A hamstring injury then forced his withdrawal during his opening match at Roland Garros.

But now back to full health, Tomic is eyeing his appearance at Wimbledon with renewed vigour and excitement, and determined not to suffer the same fate as he did at last year’s tournament, where he admitted nerves got the better of him.

“I felt a little bit different I think last year (compared with 2011) because I was very nervous … didn’t know how I would approach the match, and let my frustration out last year on the court,” he said.

“This year I’m more positive and relaxed. My job’s going to be to have to win that first round and if I play good tennis, like I said, the draw can open up … if you beat a seed in the first round it’s good.”

Helping his plot his assault on the towering Querrey is Lleyton Hewitt, who beat the American very recently at the Queen’s Club event in London.

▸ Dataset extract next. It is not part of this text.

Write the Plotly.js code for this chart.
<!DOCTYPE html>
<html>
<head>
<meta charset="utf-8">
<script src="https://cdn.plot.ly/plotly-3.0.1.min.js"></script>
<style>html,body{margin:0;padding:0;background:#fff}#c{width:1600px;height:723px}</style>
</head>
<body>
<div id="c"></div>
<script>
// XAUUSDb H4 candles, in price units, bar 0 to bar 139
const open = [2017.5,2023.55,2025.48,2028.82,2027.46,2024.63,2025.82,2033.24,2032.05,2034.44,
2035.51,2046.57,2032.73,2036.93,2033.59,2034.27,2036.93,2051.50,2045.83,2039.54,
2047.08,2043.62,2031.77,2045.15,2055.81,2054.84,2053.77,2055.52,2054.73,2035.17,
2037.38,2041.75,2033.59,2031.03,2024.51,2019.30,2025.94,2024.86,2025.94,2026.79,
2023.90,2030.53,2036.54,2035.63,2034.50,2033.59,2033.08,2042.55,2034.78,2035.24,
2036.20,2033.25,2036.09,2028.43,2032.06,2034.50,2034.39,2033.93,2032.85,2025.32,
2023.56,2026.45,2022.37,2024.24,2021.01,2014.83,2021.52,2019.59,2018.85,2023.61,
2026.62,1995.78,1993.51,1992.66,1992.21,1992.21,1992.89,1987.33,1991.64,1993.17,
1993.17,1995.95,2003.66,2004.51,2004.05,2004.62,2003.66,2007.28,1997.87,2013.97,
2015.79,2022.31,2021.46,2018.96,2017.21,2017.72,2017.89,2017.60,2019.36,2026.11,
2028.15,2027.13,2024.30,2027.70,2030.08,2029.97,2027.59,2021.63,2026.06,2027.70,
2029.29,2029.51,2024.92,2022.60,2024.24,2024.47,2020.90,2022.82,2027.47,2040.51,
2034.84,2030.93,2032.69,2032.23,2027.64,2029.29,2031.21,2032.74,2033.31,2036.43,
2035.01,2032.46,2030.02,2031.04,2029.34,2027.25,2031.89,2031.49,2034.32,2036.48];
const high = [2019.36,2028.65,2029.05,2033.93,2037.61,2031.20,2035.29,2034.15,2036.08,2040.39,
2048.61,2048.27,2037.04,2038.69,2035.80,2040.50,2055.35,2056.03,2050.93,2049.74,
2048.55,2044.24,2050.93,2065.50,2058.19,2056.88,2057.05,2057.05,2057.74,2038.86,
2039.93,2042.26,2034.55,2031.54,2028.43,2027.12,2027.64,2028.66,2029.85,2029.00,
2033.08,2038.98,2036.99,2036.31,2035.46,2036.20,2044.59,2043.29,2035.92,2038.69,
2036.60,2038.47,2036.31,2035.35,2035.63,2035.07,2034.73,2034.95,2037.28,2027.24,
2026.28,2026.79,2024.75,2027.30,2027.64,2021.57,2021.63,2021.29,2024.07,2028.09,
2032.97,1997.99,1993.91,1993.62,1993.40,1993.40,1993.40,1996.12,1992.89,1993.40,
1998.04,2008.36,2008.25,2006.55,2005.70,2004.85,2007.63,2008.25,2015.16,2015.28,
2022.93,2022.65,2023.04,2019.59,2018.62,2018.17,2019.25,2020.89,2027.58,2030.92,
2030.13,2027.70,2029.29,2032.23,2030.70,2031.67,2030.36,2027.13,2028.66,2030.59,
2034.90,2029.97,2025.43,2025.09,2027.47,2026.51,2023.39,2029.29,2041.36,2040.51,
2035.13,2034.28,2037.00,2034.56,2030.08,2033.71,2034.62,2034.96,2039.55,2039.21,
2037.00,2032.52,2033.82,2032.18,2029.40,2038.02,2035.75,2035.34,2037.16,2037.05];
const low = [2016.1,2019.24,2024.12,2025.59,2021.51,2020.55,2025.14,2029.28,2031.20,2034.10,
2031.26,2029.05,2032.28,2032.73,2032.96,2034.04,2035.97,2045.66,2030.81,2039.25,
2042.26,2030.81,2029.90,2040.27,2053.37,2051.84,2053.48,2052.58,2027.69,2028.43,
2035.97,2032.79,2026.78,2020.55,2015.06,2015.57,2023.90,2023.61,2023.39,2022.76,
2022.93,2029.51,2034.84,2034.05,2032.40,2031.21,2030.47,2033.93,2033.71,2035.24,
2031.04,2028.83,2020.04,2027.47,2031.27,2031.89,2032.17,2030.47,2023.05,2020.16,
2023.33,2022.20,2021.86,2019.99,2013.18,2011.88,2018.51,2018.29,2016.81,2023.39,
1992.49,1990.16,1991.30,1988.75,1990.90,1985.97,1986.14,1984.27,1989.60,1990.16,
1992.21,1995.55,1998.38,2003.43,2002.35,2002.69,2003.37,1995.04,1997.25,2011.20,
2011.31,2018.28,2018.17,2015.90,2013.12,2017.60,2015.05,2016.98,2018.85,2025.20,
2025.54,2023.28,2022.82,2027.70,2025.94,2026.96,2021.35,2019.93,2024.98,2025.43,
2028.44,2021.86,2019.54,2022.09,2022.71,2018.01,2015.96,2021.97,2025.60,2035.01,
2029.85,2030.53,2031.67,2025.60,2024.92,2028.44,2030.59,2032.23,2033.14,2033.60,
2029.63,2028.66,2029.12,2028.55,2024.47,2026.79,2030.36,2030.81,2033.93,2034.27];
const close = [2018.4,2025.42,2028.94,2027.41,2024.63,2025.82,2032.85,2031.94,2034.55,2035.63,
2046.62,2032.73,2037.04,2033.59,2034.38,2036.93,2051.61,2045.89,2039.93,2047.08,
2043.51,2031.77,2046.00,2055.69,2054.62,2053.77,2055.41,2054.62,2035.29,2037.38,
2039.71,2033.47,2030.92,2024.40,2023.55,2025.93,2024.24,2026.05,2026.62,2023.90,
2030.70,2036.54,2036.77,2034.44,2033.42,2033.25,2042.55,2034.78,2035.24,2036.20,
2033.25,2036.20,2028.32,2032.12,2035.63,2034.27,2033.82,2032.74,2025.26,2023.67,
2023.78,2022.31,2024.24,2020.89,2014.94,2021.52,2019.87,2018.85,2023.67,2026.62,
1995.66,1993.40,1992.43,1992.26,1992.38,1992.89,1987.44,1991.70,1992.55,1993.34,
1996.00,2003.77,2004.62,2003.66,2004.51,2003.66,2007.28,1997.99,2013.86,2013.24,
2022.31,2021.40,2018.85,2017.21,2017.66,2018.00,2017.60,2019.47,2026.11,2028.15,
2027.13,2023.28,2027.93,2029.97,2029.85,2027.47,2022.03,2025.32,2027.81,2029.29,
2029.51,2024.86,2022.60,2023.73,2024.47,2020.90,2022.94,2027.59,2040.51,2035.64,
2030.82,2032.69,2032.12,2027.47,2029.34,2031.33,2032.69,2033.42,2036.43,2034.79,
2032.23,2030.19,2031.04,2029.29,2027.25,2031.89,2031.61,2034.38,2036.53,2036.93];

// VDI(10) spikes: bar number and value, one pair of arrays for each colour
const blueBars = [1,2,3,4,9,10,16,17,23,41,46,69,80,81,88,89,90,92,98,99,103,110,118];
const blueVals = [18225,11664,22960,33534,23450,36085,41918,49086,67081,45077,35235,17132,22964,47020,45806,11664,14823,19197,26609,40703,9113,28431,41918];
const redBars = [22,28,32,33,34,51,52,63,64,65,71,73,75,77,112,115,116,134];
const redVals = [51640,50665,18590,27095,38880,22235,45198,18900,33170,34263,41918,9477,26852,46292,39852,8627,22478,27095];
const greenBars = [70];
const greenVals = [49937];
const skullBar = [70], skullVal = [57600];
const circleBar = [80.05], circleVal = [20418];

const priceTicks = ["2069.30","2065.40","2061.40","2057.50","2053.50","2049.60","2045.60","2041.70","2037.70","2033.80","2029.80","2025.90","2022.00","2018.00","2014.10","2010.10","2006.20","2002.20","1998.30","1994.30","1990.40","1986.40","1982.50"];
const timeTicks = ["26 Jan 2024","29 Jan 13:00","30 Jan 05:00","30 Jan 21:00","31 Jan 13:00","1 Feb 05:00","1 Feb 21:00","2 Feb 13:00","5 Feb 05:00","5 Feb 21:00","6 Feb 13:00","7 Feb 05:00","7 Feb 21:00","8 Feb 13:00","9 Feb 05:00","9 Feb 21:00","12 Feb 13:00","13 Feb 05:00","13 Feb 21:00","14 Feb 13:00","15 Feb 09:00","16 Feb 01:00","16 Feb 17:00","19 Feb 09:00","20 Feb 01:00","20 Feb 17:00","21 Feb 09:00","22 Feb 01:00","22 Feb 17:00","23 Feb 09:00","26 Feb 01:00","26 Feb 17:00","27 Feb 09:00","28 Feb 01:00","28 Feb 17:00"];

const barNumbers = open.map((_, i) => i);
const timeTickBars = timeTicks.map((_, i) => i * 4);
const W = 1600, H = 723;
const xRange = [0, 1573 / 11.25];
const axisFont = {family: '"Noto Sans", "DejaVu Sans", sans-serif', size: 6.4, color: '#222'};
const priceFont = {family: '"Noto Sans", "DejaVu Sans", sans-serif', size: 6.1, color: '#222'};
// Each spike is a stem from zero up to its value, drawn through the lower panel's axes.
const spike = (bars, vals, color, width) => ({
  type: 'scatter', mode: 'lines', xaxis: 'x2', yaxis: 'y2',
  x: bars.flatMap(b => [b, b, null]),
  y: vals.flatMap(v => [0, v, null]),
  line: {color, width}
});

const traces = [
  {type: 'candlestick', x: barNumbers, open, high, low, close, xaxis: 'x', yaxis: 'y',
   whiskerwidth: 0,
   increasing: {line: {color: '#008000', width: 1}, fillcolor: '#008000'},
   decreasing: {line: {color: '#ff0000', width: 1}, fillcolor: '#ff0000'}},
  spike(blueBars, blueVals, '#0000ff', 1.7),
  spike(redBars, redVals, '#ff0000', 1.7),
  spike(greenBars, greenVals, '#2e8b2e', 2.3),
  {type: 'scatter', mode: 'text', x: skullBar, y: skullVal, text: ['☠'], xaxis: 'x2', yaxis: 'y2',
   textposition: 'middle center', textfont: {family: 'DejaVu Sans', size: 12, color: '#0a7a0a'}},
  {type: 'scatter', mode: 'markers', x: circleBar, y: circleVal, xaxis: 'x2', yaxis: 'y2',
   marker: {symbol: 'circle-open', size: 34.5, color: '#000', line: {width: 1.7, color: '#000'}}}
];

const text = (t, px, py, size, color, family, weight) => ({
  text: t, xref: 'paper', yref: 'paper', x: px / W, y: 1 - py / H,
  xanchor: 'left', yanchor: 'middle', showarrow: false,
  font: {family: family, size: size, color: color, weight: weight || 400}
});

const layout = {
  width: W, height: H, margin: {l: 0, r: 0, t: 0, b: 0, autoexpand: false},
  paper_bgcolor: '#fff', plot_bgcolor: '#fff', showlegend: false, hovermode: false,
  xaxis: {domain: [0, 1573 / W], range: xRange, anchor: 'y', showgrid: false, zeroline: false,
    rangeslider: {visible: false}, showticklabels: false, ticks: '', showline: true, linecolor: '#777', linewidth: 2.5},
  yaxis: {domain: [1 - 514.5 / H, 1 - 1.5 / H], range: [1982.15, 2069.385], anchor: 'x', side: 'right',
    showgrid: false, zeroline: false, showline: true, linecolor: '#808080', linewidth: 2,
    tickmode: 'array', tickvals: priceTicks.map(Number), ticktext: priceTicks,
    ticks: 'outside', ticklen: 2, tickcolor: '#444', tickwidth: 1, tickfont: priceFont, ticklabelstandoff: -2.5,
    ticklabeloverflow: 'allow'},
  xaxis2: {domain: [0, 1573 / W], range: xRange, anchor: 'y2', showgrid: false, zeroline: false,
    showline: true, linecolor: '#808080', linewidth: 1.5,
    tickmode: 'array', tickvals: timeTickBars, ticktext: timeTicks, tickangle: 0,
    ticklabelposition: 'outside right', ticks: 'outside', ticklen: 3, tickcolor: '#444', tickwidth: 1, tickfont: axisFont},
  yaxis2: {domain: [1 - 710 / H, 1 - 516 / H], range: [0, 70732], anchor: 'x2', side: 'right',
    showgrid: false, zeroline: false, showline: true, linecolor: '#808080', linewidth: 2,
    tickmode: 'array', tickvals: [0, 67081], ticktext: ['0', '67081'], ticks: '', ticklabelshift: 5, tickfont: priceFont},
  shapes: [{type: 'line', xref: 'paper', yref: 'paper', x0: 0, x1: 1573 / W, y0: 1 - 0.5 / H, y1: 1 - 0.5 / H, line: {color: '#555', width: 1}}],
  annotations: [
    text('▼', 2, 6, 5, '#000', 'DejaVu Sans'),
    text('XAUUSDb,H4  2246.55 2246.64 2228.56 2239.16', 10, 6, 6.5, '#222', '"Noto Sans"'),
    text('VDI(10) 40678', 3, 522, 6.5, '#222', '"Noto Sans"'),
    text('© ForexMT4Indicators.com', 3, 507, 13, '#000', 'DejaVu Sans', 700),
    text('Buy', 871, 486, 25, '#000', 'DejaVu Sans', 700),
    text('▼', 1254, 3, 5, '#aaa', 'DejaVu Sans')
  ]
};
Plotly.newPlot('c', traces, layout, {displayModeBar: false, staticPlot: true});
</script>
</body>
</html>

Tomic revealed that Hewitt had provided some valuable advice on how to combat Querrey – Tomic said he struggled to remember much about how he played in their match 18 months ago – and said he would take that wisdom into his assignment on Court No.3 on Tuesday.

“If I could take Lleyton as a coach I would any time for sure,” Tomic said.

“He’s a nice guy. I got to know him really well in the last few years, he helps me a lot when I play some guys I haven’t played (before). He knows a lot, he’s been around a long time now and if you can pick up any information from a person like this, it’s only doing you (good).

“When I get my chance I’ve got to take it – I’ve got to be aggressive, and if I’m on the defence I’ve got to be able to use my slice … If I want to have any chance of winning, I’ve got to play my tennis, and I think after the first round if I potentially win, who knows.”